Your argument is inconsistent in its metaphysics as well. You reject the notion of a deity. But, you go to pains to prove and argue the existence of a soul. The existence of a metaphysical, non-corporeal "soul" must necessarily imply the existence of a larger, spiritual, non-corporeal world and thus must lead to acceptance of the existence of a "God" of some kind.

This is a problem philosophers and theologians have struggled with for centuries. If any kind of paranormal, "higher plane", spiritual world exists, then there must be a higher being of some kind which we would rationally identify as "God". And if a "God" truly exists, that raises the question of whether or not free will exists. Your argument flips all this on its head, by rejecting the existence of God, but then embracing the existence of the soul. I submit that these are incompatible positions.

You also argue that, if we are merely machines, then that necessarily means that we have no truly unique responses to the world. This is a false conclusion. Why must all responses to the world (including the act of creativity) be foreordained by our genetics? A random number generator is defined by a set of mathematical rules, but the result is random (and hence, unique, and hence, not pre-ordained). Taken more simply, rolling a set of dice yields random results, even though the mechanism for achieveing those results is concrete. The fact that we can count the sides of each die, and calculate the odds of certain numbers coming up, does not detract from the truly random results which occur upon each throw of the dice. More complex systems, chaos theory teach us, can yield all sorts of different results and take all sorts of different paths to reach those results - and yet, the theoretical/mathematical underpinnings of the model/theory can be well understood. So, simply because we have a genome which is fully mapped out does not mean that every action we undertake is foreordained by that genome. Our brains are much more complex and yield many more random results than the "robotic" theory you espouse.

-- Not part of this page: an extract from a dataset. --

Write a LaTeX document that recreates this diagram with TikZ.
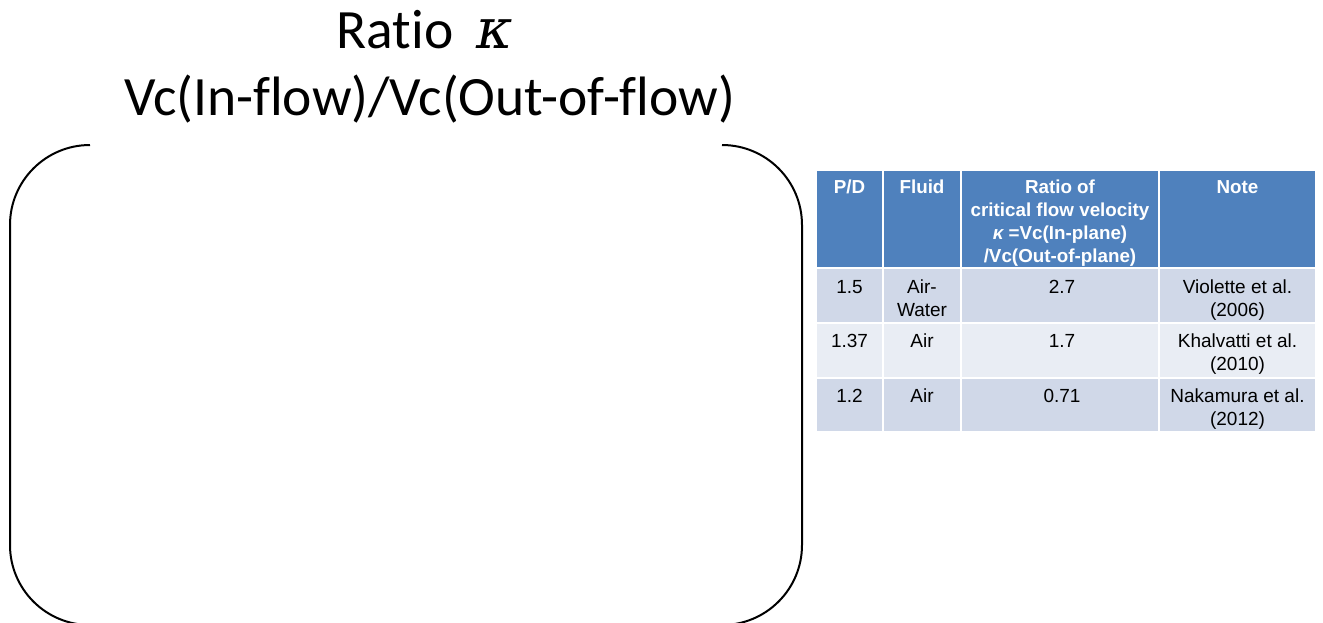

The fundamental problem you struggle with is the tension between free will and the soul. If a soul exists, then that implies a higher realm, a spiritual plane, which we mortals cannot perceive. Who are we, then, to say that there is no omnicient/omnipotent puppet master God living in this higher plane? Indeed, as I argue above, acceptance of the very existence of the soul implies that such a God exists. And if such a God exists, then everything we do is foreordained and there is no free will.

While I applaud your attempt to grapple with this issue, I am not convinced that you have adequately proven the existence of the soul.

Unknown said...

You have way too much time on your hands, Pete. That said, I agree in all particulars. Thanks for making my arguments for me.

Unknown said...

I think there's a big difference between saying there is a soul and an omniscient God.

The soul can be tapped into a higher plane without there being an overlord.

And who is to say what happens to the soul when the wiring gets all fucked up?

We are creators. We are the gods of our life.

Seems simple to me.

But as we all know...lawyers are deal breakers not deal makers.